Abstract

This article outlines how the potential for students to be co-participants, via a critical education, risks being further co-opted through the marketization of higher education by constructing students as consumers with power over academics to make judgments on pedagogic quality through student satisfaction ratings. We start by outlining the relevant components of marketization processes, and their associated practices of financialization and managerialism that have developed in response to the “legitimation crisis” in HE and argue that these have profoundly altered the university landscape with a significant impact on our working practices. Student engagement is increasingly being appropriated as a quantifiable measurement of “student satisfaction”, which then profoundly alters the teaching and learning experience with different understandings of what acquiring knowledge requires and what it feels like. We draw on our experience of working in the post 1992 sector to describe how we are increasingly working under conditions of “reified exchange” and how this affects our relationships with students, other academics and management, eroding our pedagogic rights and theirs in the process.
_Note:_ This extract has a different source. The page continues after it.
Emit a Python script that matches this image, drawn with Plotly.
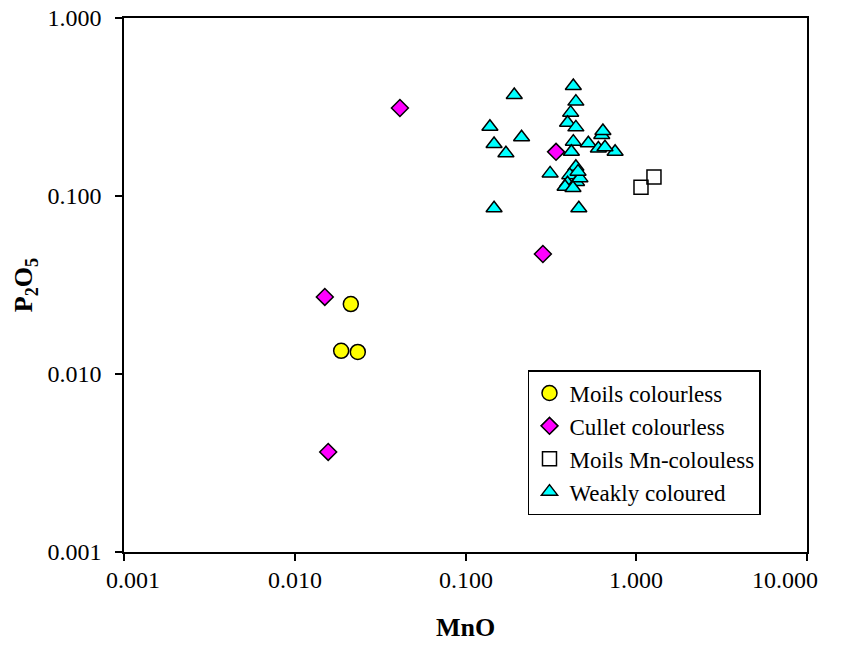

Specifically, we conclude that marketization is likely to further reduce the institutional space and opportunities for both lecturers and students to exercise their “pedagogic rights” to personal enhancement, social inclusion and civic participation through education.

Highlights

  • This article outlines how the potential for students to be co-participants, via a critical education, risks being further co-opted through the marketization of higher education by constructing students as consumers

  • What we argue is that teaching to student satisfaction, narrowly defined according to a consumer rationale, is antithetical to engaging students through a critical pedagogy that should endeavour to shift the paradigms of their thinking towards liminal spaces (Meyer and Land, 2006)

  • We conclude that student engagement, which once codified the expectation of a shared dialogic relationship between lecturers and students in various forms of critical pedagogy within a democratic frame of reference (Taylor and Robinson, 2009), has been channelled towards an instrumental, marketized conceptualization redefining education as the route to better employment prospects (DPIS, 2011)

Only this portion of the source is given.